The White House has created a council charged with tackling federal information technology services.

The White House has created a council charged with tackling federal information technology services. President Donald Trump signed the executive order that stands up the American Technology Council, or ATC, to "transform and modernize" federal IT. 

The order addresses big-picture IT policy to “promote the secure, efficient and economical use of information technology to achieve its missions,” it reads. “Americans deserve better digital services from their government. To effectuate this policy, the federal government must transform and modernize its information technology and how it uses and delivers digital services.”

The order stipulates that the president himself will chair the council. Other members include the vice president and cabinet-level officials including the defense secretary, commerce secretary, homeland security secretary and director of national intelligence. A total of 18 leaders comprise the ATC, including the director of the Office of Management and Budget, the nation’s top chief technology officer, administrator of the U.S. Digital Service and commissioner of the Technology Transformation Service. Other areas with representation on the council include intragovernmental and technology initiatives, national security affairs and strategic initiatives. The president must still designate a council director. 

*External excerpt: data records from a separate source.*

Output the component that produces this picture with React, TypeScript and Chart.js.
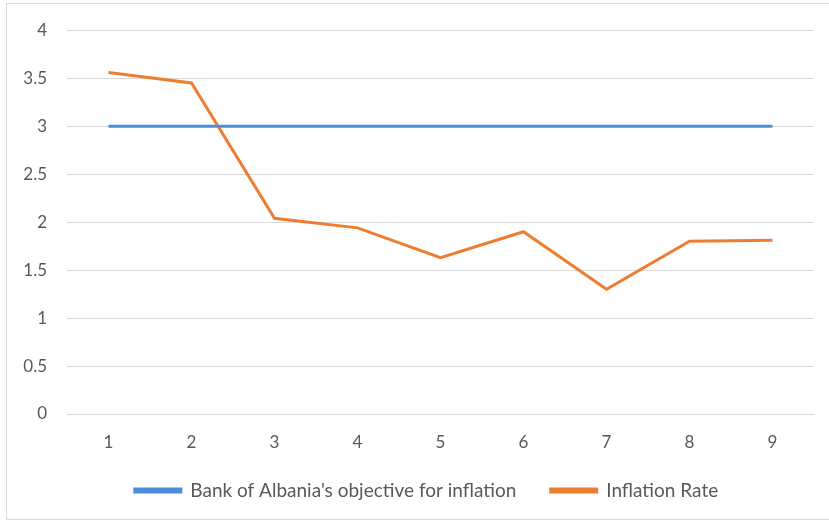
import React, { useEffect, useRef } from "react";
import { Chart, registerables } from "chart.js";

Chart.register(...registerables);

const categories = ["1", "2", "3", "4", "5", "6", "7", "8", "9"];
const objectiveValues = [3, 3, 3, 3, 3, 3, 3, 3, 3];
const inflationValues = [3.56, 3.45, 2.04, 1.94, 1.63, 1.9, 1.3, 1.8, 1.81];
const seriesNames = ["Bank of Albania's objective for inflation", "Inflation Rate"];

const legendShift = {
  id: "legendShift",
  afterLayout(chart: any) {
    const lg = chart.legend;
    if (lg) {
      lg.left += 16;
      lg.right += 16;
    }
  },
};

export default function App() {
  const ref = useRef<HTMLCanvasElement | null>(null);
  useEffect(() => {
    if (!ref.current) return;
    const font = { family: "Lato, 'Open Sans', sans-serif", size: 17 };
    const chart = new Chart(ref.current, {
      type: "line",
      data: {
        labels: categories,
        datasets: [
          {
            label: seriesNames[0],
            data: objectiveValues,
            borderColor: "#4a8fd6",
            backgroundColor: "#4a8fd6",
            borderWidth: 3,
            pointRadius: 0,
            tension: 0,
          },
          {
            label: seriesNames[1],
            data: inflationValues,
            borderColor: "#ed7d31",
            backgroundColor: "#ed7d31",
            borderWidth: 3,
            pointRadius: 0,
            tension: 0,
          },
        ],
      },
      plugins: [legendShift],
      options: {
        responsive: false,
        animation: false,
        layout: { padding: { left: 7, top: 30, right: 15, bottom: 11 } },
        plugins: {
          tooltip: { enabled: false },
          legend: {
            position: "bottom",
            labels: {
              boxWidth: 46,
              boxHeight: 3,
              padding: 10,
              color: "#595959",
              font: { family: font.family, size: 19 },
              generateLabels: (c: any) => {
                const items = Chart.defaults.plugins.legend.labels.generateLabels(c);
                items.forEach((it: any, i: number) => {
                  if (i < items.length - 1) it.text = it.text + "     ";
                });
                return items;
              },
            },
          },
        },
        scales: {
          x: {
            offset: true,
            grid: { display: false, drawTicks: false },
            border: { display: true, color: "#d9d9d9", width: 1 },
            ticks: { color: "#595959", font, padding: 18 },
            afterFit: (s: any) => {
              s.height = 57;
            },
          },
          y: {
            min: 0,
            max: 4,
            ticks: {
              stepSize: 0.5,
              color: "#595959",
              font,
              padding: 20,
              callback: (v: any) => String(Number(v)),
            },
            grid: { color: "#d9d9d9", lineWidth: 1, drawTicks: false },
            border: { display: false },
            afterFit: (s: any) => {
              s.width = 60;
            },
          },
        },
      },
    });
    return () => chart.destroy();
  }, []);
  return (
    <div style={{ position: "fixed", left: 0, top: 0, width: 829, height: 521, background: "#fff", overflow: "hidden" }}>
      <div style={{ position: "absolute", left: 6, top: 3, width: 840, height: 515, border: "1px solid #d9d9d9" }} />
      <canvas ref={ref} width={829} height={521} style={{ position: "absolute", left: 0, top: 0 }} />
    </div>
  );
}
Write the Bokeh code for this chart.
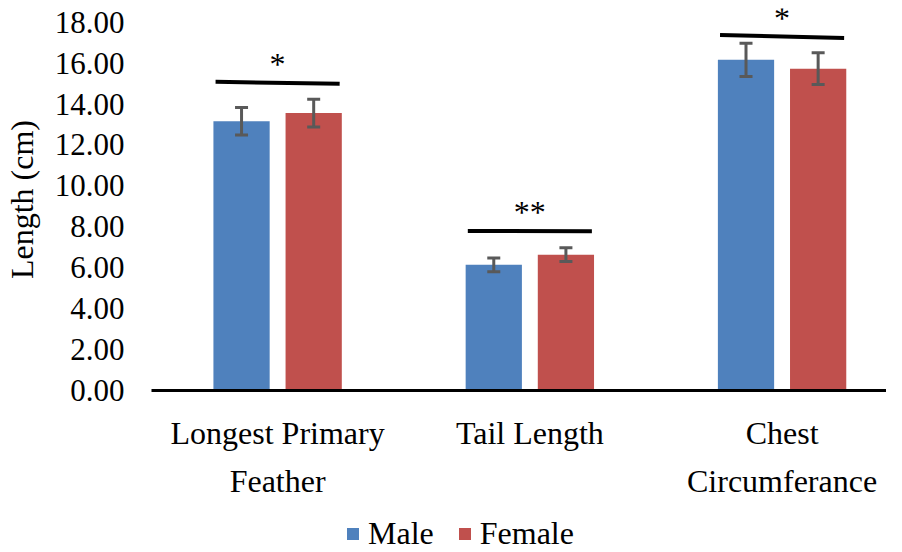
from bokeh.plotting import figure
from bokeh.layouts import column
from bokeh.models import (Range1d, FixedTicker, PrintfTickFormatter, ColumnDataSource,
                          Whisker, TeeHead, Legend, LegendItem)
from bokeh.core.properties import value
from bokeh.embed import file_html
from bokeh.resources import INLINE

# ---- data ----
categories = ["Longest Primary\nFeather", "Tail Length", "Chest\nCircumferance"]
male = [13.16, 6.14, 16.16]
female = [13.56, 6.64, 15.73]
male_err = [0.67, 0.34, 0.81]
female_err = [0.68, 0.34, 0.78]
sig_left = [15.09, 7.80, 17.37]
sig_right = [14.99, 7.78, 17.23]
sig_text_y = [15.95, 8.7, 18.23]
sig_labels = ["*", "**", "*"]
y_ticks = [0, 2, 4, 6, 8, 10, 12, 14, 16, 18]
series_names = ["Male", "Female"]

FONT = "Liberation Serif"
BLUE = "#4F81BD"
RED = "#C0504D"
ERR = "#595959"

OFF = 0.143
BW = 0.223
idx = list(range(len(categories)))
x_m = [i - OFF for i in idx]
x_f = [i + OFF for i in idx]

p = figure(width=886, height=512, x_range=Range1d(-0.5, 2.414), y_range=Range1d(0, 18.67),
           output_backend="svg", toolbar_location=None,
           min_border_left=145, min_border_right=0, min_border_top=8, min_border_bottom=122)
p.outline_line_color = None
p.xgrid.visible = False
p.ygrid.visible = False

src_m = ColumnDataSource(dict(x=x_m, top=male, upper=[v + e for v, e in zip(male, male_err)],
                              lower=[v - e for v, e in zip(male, male_err)]))
src_f = ColumnDataSource(dict(x=x_f, top=female, upper=[v + e for v, e in zip(female, female_err)],
                              lower=[v - e for v, e in zip(female, female_err)]))

p.vbar(x="x", top="top", width=BW, source=src_m, fill_color=BLUE, line_color=None)
p.vbar(x="x", top="top", width=BW, source=src_f, fill_color=RED, line_color=None)

for src in (src_m, src_f):
    w = Whisker(source=src, base="x", upper="upper", lower="lower",
                line_color=ERR, line_width=3,
                upper_head=TeeHead(size=13, line_color=ERR, line_width=3),
                lower_head=TeeHead(size=13, line_color=ERR, line_width=3))
    w.level = "overlay"
    p.add_layout(w)

p.segment(x0=[i - 0.246 for i in idx], y0=sig_left, x1=[i + 0.246 for i in idx], y1=sig_right,
          line_color="black", line_width=4)
p.text(x=idx, y=sig_text_y, text=sig_labels, text_font=value(FONT), text_font_size="32px",
       text_align="center", text_baseline="middle", text_color="black")

# axes
p.xaxis.ticker = FixedTicker(ticks=idx)
p.xaxis.major_label_overrides = {i: c for i, c in enumerate(categories)}
p.xaxis.axis_line_width = 3
p.xaxis.axis_line_color = "black"
p.xaxis.major_tick_line_color = None
p.xaxis.minor_tick_line_color = None
p.xaxis.major_label_text_font = FONT
p.xaxis.major_label_text_font_size = "32px"
p.xaxis.major_label_text_color = "black"
p.xaxis.major_label_text_line_height = 1.36
p.xaxis.major_label_standoff = 18

p.yaxis.ticker = FixedTicker(ticks=y_ticks)
p.yaxis.formatter = PrintfTickFormatter(format="%.2f")
p.yaxis.axis_line_color = None
p.yaxis.major_tick_line_color = None
p.yaxis.minor_tick_line_color = None
p.yaxis.major_label_text_font = FONT
p.yaxis.major_label_text_font_size = "31px"
p.yaxis.major_label_text_color = "black"
p.yaxis.major_label_standoff = 21
p.yaxis.axis_label = "Length (cm)"
p.yaxis.axis_label_text_font = FONT
p.yaxis.axis_label_text_font_size = "32px"
p.yaxis.axis_label_text_font_style = "normal"
p.yaxis.axis_label_text_color = "black"
p.yaxis.axis_label_standoff = 12

# legend strip below the chart (its frame is aligned with the chart frame by the column)
lf = figure(width=886, height=40, x_range=Range1d(0, 1), y_range=Range1d(0, 1),
            output_backend="svg", toolbar_location=None,
            x_axis_location=None, y_axis_location=None, min_border=0)
lf.outline_line_color = None
lf.xgrid.visible = False
lf.ygrid.visible = False
# legend swatches only: zero-height bars, nothing visible in the strip itself
lm = lf.vbar(x=[0.5], top=[0], width=0.1, fill_color=BLUE, line_color=None)
lfe = lf.vbar(x=[0.5], top=[0], width=0.1, fill_color=RED, line_color=None)
legend = Legend(items=[LegendItem(label=series_names[0], renderers=[lm]),
                       LegendItem(label=series_names[1], renderers=[lfe])],
                orientation="horizontal", location=(194, 0))
legend.glyph_width = 15
legend.glyph_height = 15
legend.label_text_font = FONT
legend.label_text_font_size = "32px"
legend.label_text_color = "black"
legend.label_standoff = 8
legend.spacing = 23
legend.padding = 0
legend.margin = 0
legend.border_line_color = None
legend.background_fill_alpha = 0
lf.add_layout(legend)

layout = column(p, lf, spacing=0)
open("out.html", "w").write(file_html(layout, INLINE))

The order, dated April 28, does not detail how the ATC should go about conducting its mission. Among its principal functions are to “coordinate the vision, strategy and direction for the federal government's use of information technology and the delivery of services through information technology,” it reads. The order allows for the ATC to function through ad hoc committees, task forces or interagency groups.

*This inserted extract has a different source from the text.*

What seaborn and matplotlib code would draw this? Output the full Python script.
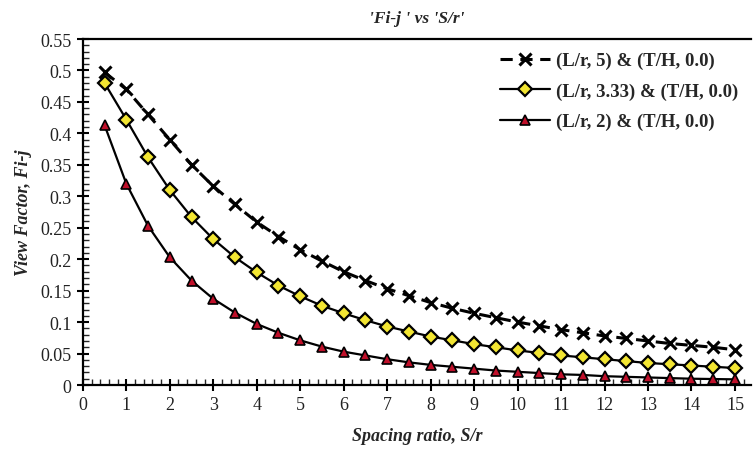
import numpy as np
import pandas as pd
import matplotlib
matplotlib.use("Agg")
import matplotlib.pyplot as plt
from matplotlib.ticker import MultipleLocator
import seaborn as sns

spacing = [0.5, 1, 1.5, 2, 2.5, 3, 3.5, 4, 4.5, 5, 5.5, 6, 6.5, 7, 7.5, 8,
           8.5, 9, 9.5, 10, 10.5, 11, 11.5, 12, 12.5, 13, 13.5, 14, 14.5, 15]
vf_lr5 = [0.497, 0.470, 0.430, 0.390, 0.350, 0.316, 0.287, 0.259, 0.236, 0.215,
          0.197, 0.180, 0.166, 0.153, 0.142, 0.131, 0.122, 0.114, 0.107, 0.100,
          0.094, 0.088, 0.083, 0.078, 0.074, 0.070, 0.066, 0.063, 0.060, 0.056]
vf_lr333 = [0.480, 0.422, 0.362, 0.310, 0.267, 0.232, 0.203, 0.179, 0.158, 0.141,
            0.126, 0.114, 0.103, 0.093, 0.085, 0.077, 0.071, 0.065, 0.060, 0.055,
            0.051, 0.047, 0.044, 0.041, 0.038, 0.035, 0.033, 0.031, 0.029, 0.027]
vf_lr2 = [0.413, 0.320, 0.253, 0.203, 0.166, 0.137, 0.115, 0.097, 0.083, 0.071,
          0.061, 0.053, 0.047, 0.041, 0.036, 0.032, 0.029, 0.026, 0.023, 0.021,
          0.019, 0.017, 0.016, 0.014, 0.013, 0.012, 0.011, 0.010, 0.0095, 0.009]
labels = ["(L/r, 5) & (T/H, 0.0)", "(L/r, 3.33) & (T/H, 0.0)", "(L/r, 2) & (T/H, 0.0)"]

sns.set_style("ticks")
plt.rcParams['font.family'] = ['Liberation Serif', 'DejaVu Serif']

fig = plt.figure(figsize=(7.53, 4.52), dpi=100)
ax = fig.add_axes([0.110, 0.146, 0.888, 0.7655])

df1 = pd.DataFrame({"x": spacing, "y": vf_lr5})
df2 = pd.DataFrame({"x": spacing, "y": vf_lr333})
df3 = pd.DataFrame({"x": spacing, "y": vf_lr2})

sns.lineplot(data=df1, x="x", y="y", ax=ax, color="black", lw=2.2,
             linestyle=(0, (4, 2.5)), marker="x", markersize=8, mew=2.2,
             mec="black", label=labels[0])
sns.lineplot(data=df2, x="x", y="y", ax=ax, color="black", lw=1.6,
             marker="D", markersize=7.5, mfc="#f2e532", mec="black", mew=1.6,
             label=labels[1])
sns.lineplot(data=df3, x="x", y="y", ax=ax, color="black", lw=1.6,
             marker="^", markersize=7, mfc="#c0102a", mec="black", mew=1.2,
             label=labels[2])

ax.set_xlim(0, 15.38)
ax.set_ylim(0, 0.55)
ax.xaxis.set_major_locator(MultipleLocator(1))
ax.xaxis.set_minor_locator(MultipleLocator(0.2))
ax.yaxis.set_major_locator(MultipleLocator(0.05))
ax.yaxis.set_minor_locator(MultipleLocator(0.01))
ax.set_yticks(np.arange(0, 0.5501, 0.05))
ax.set_yticklabels(["0", "0.05", "0.1", "0.15", "0.2", "0.25", "0.3", "0.35",
                    "0.4", "0.45", "0.5", "0.55"])
ax.tick_params(axis="both", which="major", direction="inout", length=9, width=1.5,
               labelsize=13, colors="black", labelcolor="#222222")
ax.tick_params(axis="both", which="minor", direction="in", length=4, width=1.0)
for s in ["left", "bottom", "top"]:
    ax.spines[s].set_linewidth(1.6)
    ax.spines[s].set_color("black")
ax.spines["right"].set_visible(False)
ax.tick_params(axis="x", which="both", top=False)
ax.tick_params(axis="y", which="both", right=False)

ax.set_xlabel("Spacing ratio, S/r", fontsize=13, fontweight="bold", style="italic",
              labelpad=10)
ax.set_ylabel("View Factor, Fi-j", fontsize=13, fontweight="bold", style="italic",
              labelpad=6)
ax.set_title("'Fi-j ' vs 'S/r'", fontsize=12.5, fontweight="bold", style="italic",
             pad=12)

leg = ax.legend(loc="upper right", frameon=False,
                prop={"weight": "bold", "size": 13.5}, handlelength=2.7,
                labelspacing=0.7, borderaxespad=0.3, handletextpad=0.3,
                bbox_to_anchor=(1.0, 1.0))

fig.savefig("out.png", dpi=100)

In March, the White House floated its first federal budget blueprint that included funding for the nation’s cybersecurity efforts, primarily by boosting budgets of the Defense Department and Department of Homeland Security. The funding aligns with strategies set by the White House, to including holding the heads of government agencies and departments responsible for securing agency data and networks and adopting best practices from the private sector. Those scattered responsibilities, however, will have to be balanced with a governmentwide federal IT security approach, White House homeland security adviser Thomas Bossert has said. “Shared services will be a fundamental requirement,” he said. “We can no longer dream away the notion that we will have cybersecurity expertise, in terms of capital investment and human investment, resident in [all] federal agencies.”

For many years now, government agencies have struggled to effectively derail nation-states and cyber intruders that repeatedly highlight U.S. vulnerabilities, such as the string of notorious incidents from Russia’s reported interference in the U.S. presidential electoral process to the notable OPM breach attributed to China that exfiltrated the sensitive records of 22 million federal employees.